Mendelssohn was a skilled draughtsman and water colourist. He drew and painted all his life, and when he went to Scotlan and Italy in an era before the invetion of the camera, he fixed his memories by drawing his favourite sites. He also recorded his travels in music. He visited Scotland in 1829 when he was twenty years old and in Holyrood Castle, contemplating the chambers of Mary Queen of Scots, he found the beginning of his Scottish Symphony. Paradoxically, this most spontaneous and fluent of composers took thirteen years to finish the symphony.
Charles Munch and the BSO recorded famous performances of Felix Mendelssohn's last three symphonies for RCA Victor that have remained available for more than fifty years, so it comes as a surprise that the composer's music did not figure as prominently as one might think in the repertoire that Munch conducted with the BSO during his tenure as music director.

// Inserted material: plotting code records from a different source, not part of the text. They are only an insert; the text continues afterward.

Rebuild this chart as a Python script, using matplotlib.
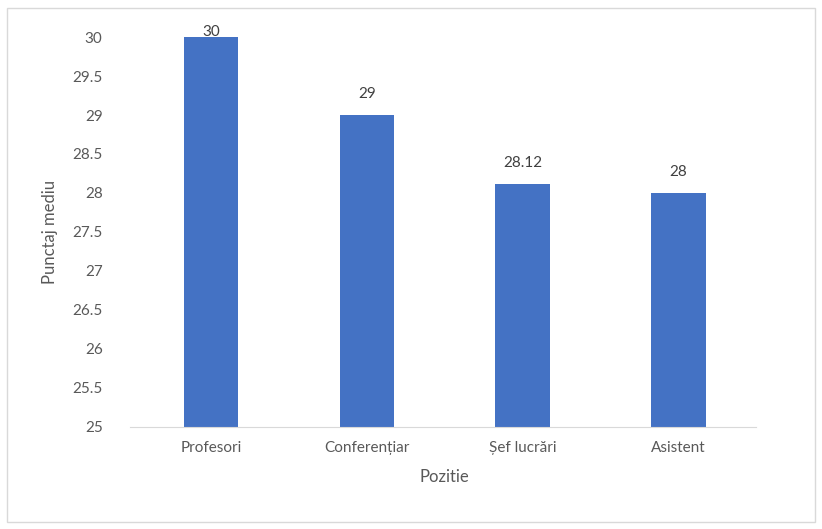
import matplotlib
matplotlib.use("Agg")
import matplotlib.pyplot as plt
from matplotlib.patches import Rectangle

positions = ["Profesori", "Conferențiar", "Șef lucrări", "Asistent"]
scores = [30, 29, 28.12, 28]
score_labels = ["30", "29", "28.12", "28"]

plt.rcParams['font.family'] = ['Lato', 'DejaVu Sans']

fig = plt.figure(figsize=(8.22, 5.29), dpi=100)
ax = fig.add_axes([0.162, 0.193, 0.758, 0.737])

gray = '#595959'
x = range(len(positions))
bars = ax.bar(x, [s - 25 for s in scores], bottom=25, width=0.35, color='#4472C4')

# labels above bars, the top one gets pushed down into the plot area like excel does
for b, lab in zip(bars, score_labels):
    top = b.get_y() + b.get_height()
    ax.text(b.get_x() + b.get_width() / 2, min(top + 0.18, 29.98), lab,
            ha='center', va='bottom', fontsize=11, color='#404040')

ax.set_xlim(-0.5, len(positions) - 0.5)
ax.set_ylim(25, 30)
ax.set_yticks([25 + 0.5 * i for i in range(11)])
ax.set_yticklabels(["25", "25.5", "26", "26.5", "27", "27.5", "28", "28.5", "29", "29.5", "30"])
ax.set_xticks(list(x))
ax.set_xticklabels(positions)
ax.tick_params(axis='both', length=0, labelsize=11, labelcolor=gray)
ax.tick_params(axis='y', pad=22)
ax.tick_params(axis='x', pad=10)

for side in ['top', 'right', 'left']:
    ax.spines[side].set_visible(False)
ax.spines['bottom'].set_color('#D9D9D9')
ax.spines['bottom'].set_bounds(-0.52, 3.5)

ax.set_xlabel("Pozitie", fontsize=12, color=gray, labelpad=10)
ax.set_ylabel("Punctaj mediu", fontsize=12, color=gray, labelpad=10)

fig.patches.append(Rectangle((7 / 822, 7 / 529), 808 / 822, 514 / 529, transform=fig.transFigure,
                             fill=False, edgecolor='#D9D9D9', linewidth=1))

fig.savefig("out.png", dpi=100)
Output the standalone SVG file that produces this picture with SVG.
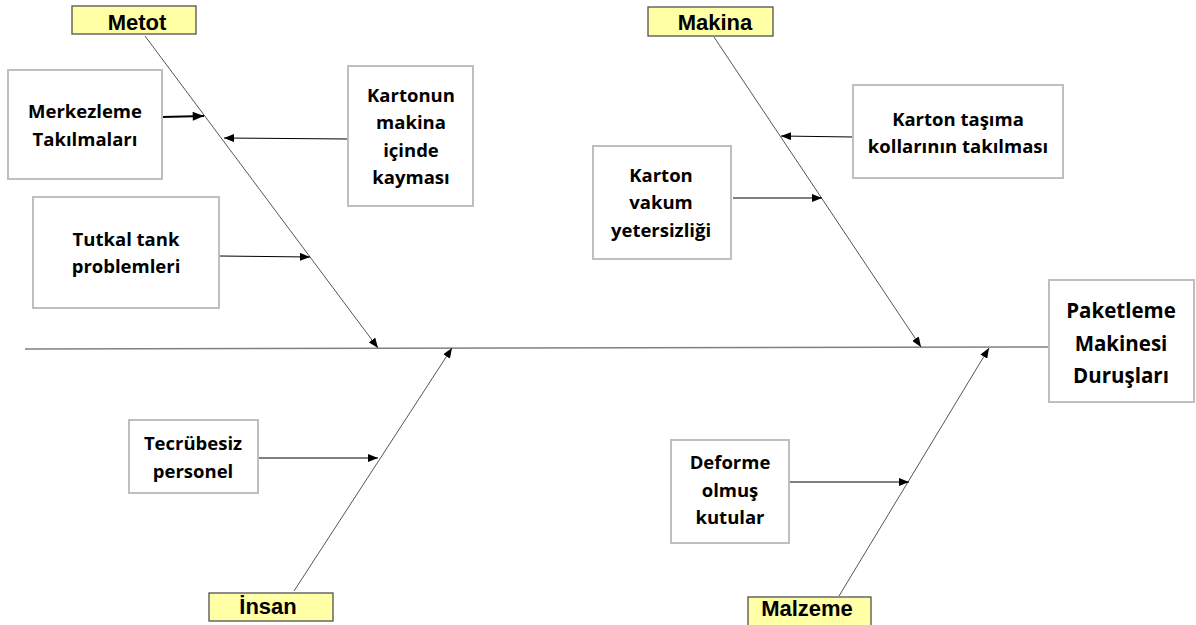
<svg xmlns="http://www.w3.org/2000/svg" width="1196" height="625" viewBox="0 0 1196 625">
<style>
.box{fill:#fff;stroke:#bfbfbf;stroke-width:2}
.cat{fill:#ffffa6;stroke:#505050;stroke-width:1.3}
.ct{font-family:"Liberation Sans",Arial,sans-serif;font-weight:bold;font-size:22px;fill:#000;text-anchor:middle}
.t{font-family:"Open Sans","Noto Sans",sans-serif;font-weight:bold;font-size:18.5px;fill:#000;text-anchor:middle}
.tb{font-family:"Open Sans","Noto Sans",sans-serif;font-weight:bold;font-size:20.5px;fill:#000;text-anchor:middle}
.bone{stroke:#555;stroke-width:1;fill:none}
.br{stroke:#000;stroke-width:1;fill:none}
.spine{stroke:#808080;stroke-width:1.6;fill:none}
</style>
<defs>
<marker id="ah" viewBox="0 0 10 8" refX="10" refY="4" markerWidth="10" markerHeight="8" markerUnits="userSpaceOnUse" orient="auto">
<path d="M0,0 L10,4 L0,8 z" fill="#000"/>
</marker>
<marker id="ah2" viewBox="0 0 10 8" refX="10" refY="4" markerWidth="12" markerHeight="9" markerUnits="userSpaceOnUse" orient="auto">
<path d="M0,0 L10,4 L0,8 z" fill="#000"/>
</marker>
</defs>
<g id="connectors">
<line class="spine" x1="25" y1="349" x2="1049" y2="347"/>
<line class="bone" x1="145" y1="36" x2="378" y2="348" marker-end="url(#ah)"/>
<line class="bone" x1="294" y1="591" x2="452" y2="348" marker-end="url(#ah)"/>
<line class="bone" x1="714" y1="37" x2="921" y2="347" marker-end="url(#ah)"/>
<line class="bone" x1="839" y1="596" x2="989" y2="348" marker-end="url(#ah)"/>
<line class="br" style="stroke-width:2" x1="162" y1="117" x2="204" y2="116" marker-end="url(#ah2)"/>
<line class="br" x1="348" y1="139" x2="224" y2="138" marker-end="url(#ah)"/>
<line class="br" x1="220" y1="256" x2="310" y2="257" marker-end="url(#ah)"/>
<line class="br" x1="853" y1="137" x2="781" y2="136" marker-end="url(#ah)"/>
<line class="br" x1="733" y1="198" x2="822" y2="198" marker-end="url(#ah)"/>
<line class="br" x1="258" y1="458" x2="378" y2="458" marker-end="url(#ah)"/>
<line class="br" x1="789" y1="482" x2="909" y2="482" marker-end="url(#ah)"/>
</g>
<g id="metot"><rect class="cat" x="72" y="6" width="124" height="28"/><text class="ct" x="137" y="30">Metot</text></g>
<g id="makina"><rect class="cat" x="648" y="7" width="125" height="29"/><text class="ct" x="715" y="30">Makina</text></g>
<g id="insan"><rect class="cat" x="209" y="593" width="124" height="28"/><text class="ct" x="268" y="614">İnsan</text></g>
<g id="malzeme"><rect class="cat" x="748" y="597" width="123" height="30"/><text class="ct" x="807" y="616">Malzeme</text></g>
<g id="merkezleme"><rect class="box" x="8" y="70" width="154" height="109"/><text class="t" x="85" y="118">Merkezleme</text><text class="t" x="85" y="146">Takılmaları</text></g>
<g id="kartonun"><rect class="box" x="348" y="66" width="125" height="140"/><text class="t" x="411" y="102">Kartonun</text><text class="t" x="411" y="129">makina</text><text class="t" x="411" y="157">içinde</text><text class="t" x="411" y="184">kayması</text></g>
<g id="tutkal"><rect class="box" x="33" y="197" width="186" height="111"/><text class="t" x="126" y="246">Tutkal tank</text><text class="t" x="126" y="273">problemleri</text></g>
<g id="karton-tasima"><rect class="box" x="853" y="85" width="210" height="93"/><text class="t" x="958" y="126">Karton taşıma</text><text class="t" x="958" y="153">kollarının takılması</text></g>
<g id="karton-vakum"><rect class="box" x="593" y="146" width="138" height="113"/><text class="t" x="661" y="182">Karton</text><text class="t" x="661" y="209">vakum</text><text class="t" x="661" y="237">yetersizliği</text></g>
<g id="tecrubesiz"><rect class="box" x="129" y="420" width="129" height="73"/><text class="t" x="193" y="450">Tecrübesiz</text><text class="t" x="193" y="478">personel</text></g>
<g id="deforme"><rect class="box" x="671" y="440" width="118" height="103"/><text class="t" x="730" y="469">Deforme</text><text class="t" x="730" y="497">olmuş</text><text class="t" x="730" y="524">kutular</text></g>
<g id="paketleme"><rect class="box" x="1049" y="280" width="145" height="122"/><text class="tb" x="1121" y="318">Paketleme</text><text class="tb" x="1121" y="351">Makinesi</text><text class="tb" x="1121" y="383">Duruşları</text></g>
</svg>
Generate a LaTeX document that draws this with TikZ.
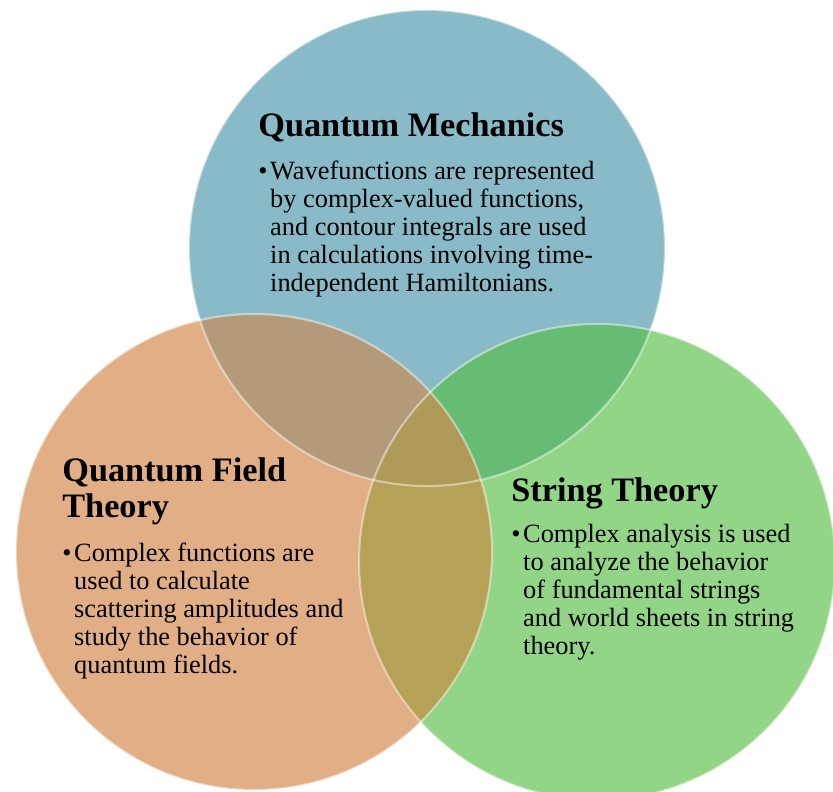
\documentclass[tikz,border=0pt]{standalone}
\usepackage{fontspec}
\setmainfont{Liberation Serif}
\usetikzlibrary{positioning}

\definecolor{qmblue}{HTML}{88BAC7}
\definecolor{qftorange}{HTML}{E1AE85}
\definecolor{stgreen}{HTML}{92D586}
\definecolor{qmqft}{HTML}{B39B7A}
\definecolor{qmst}{HTML}{66BC73}
\definecolor{qftst}{HTML}{B6A256}
\definecolor{allthree}{HTML}{AE9B5A}

\begin{document}
\begin{tikzpicture}[
  headtext/.style={inner sep=0pt, anchor=base west,
    font=\fontsize{19.5}{20}\selectfont\bfseries},
  bodytext/.style={inner sep=0pt, anchor=base west,
    font=\fontsize{15}{15.9}\selectfont}]

\def\rr{4.76}  %% all three circles share one radius
\useasboundingbox (0,0) rectangle (16.66,15.82);

%% Circle centres
\coordinate (cQM)  at (8.54,10.86);
\coordinate (cQFT) at (5.08,4.78);
\coordinate (cST)  at (11.94,4.58);

%% Circles
\fill[qmblue]    (cQM)  circle (\rr);
\fill[stgreen]   (cST)  circle (\rr);
\fill[qftorange] (cQFT) circle (\rr);

%% Overlaps
\begin{scope}
  \clip (cQM) circle (\rr);
  \fill[qmst]  (cST)  circle (\rr);
  \fill[qmqft] (cQFT) circle (\rr);
\end{scope}
\begin{scope}
  \clip (cST) circle (\rr);
  \fill[qftst] (cQFT) circle (\rr);
  \clip (cQM) circle (\rr);
  \fill[allthree] (cQFT) circle (\rr);
\end{scope}

%% Glassy rims
\foreach \c in {cQM, cST, cQFT}
  \draw[white, opacity=0.45, line width=1.2pt] (\c) circle (\rr);

%% Quantum Mechanics
\node[headtext] (qmT) at (5.16,13.08) {Quantum Mechanics};
\node[bodytext] (qmB) at ([yshift=-0.86cm]qmT.base west)
  {\begin{tabular}[t]{@{}l@{\hspace{1.5pt}}l@{}}
   \textbullet & Wavefunctions are represented\\
               & by complex-valued functions,\\
               & and contour integrals are used\\
               & in calculations involving time-\\
               & independent Hamiltonians.
   \end{tabular}};

%% Quantum Field Theory
\node[headtext] (qftT) at (1.24,6.18)
  {\begin{tabular}[t]{@{}l@{}}Quantum Field\\Theory\end{tabular}};
\node[bodytext] (qftB) at ([yshift=-1.60cm]qftT.base west)
  {\begin{tabular}[t]{@{}l@{\hspace{1.5pt}}l@{}}
   \textbullet & Complex functions are\\
               & used to calculate\\
               & scattering amplitudes and\\
               & study the behavior of\\
               & quantum fields.
   \end{tabular}};

%% String Theory
\node[headtext] (stT) at (10.22,5.78) {String Theory};
\node[bodytext] (stB) at ([yshift=-0.82cm]stT.base west)
  {\begin{tabular}[t]{@{}l@{\hspace{1.5pt}}l@{}}
   \textbullet & Complex analysis is used\\
               & to analyze the behavior\\
               & of fundamental strings\\
               & and world sheets in string\\
               & theory.
   \end{tabular}};

\end{tikzpicture}
\end{document}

Munch left well-known recordings of the last three Mendelssohn symphonies with the BSO and of course conducted all three in concert, but not very often – No. 3, the "Scottish," nine times in just one season (including tour performances); No. 4, the "Italian," sixteen times in two seasons. He conducted No 5, the "Reformation," more often than the others (twenty-two times in three seasons), and it is apparently the only work by Mendelssohn that he recorded with an orchestra other than the BSO.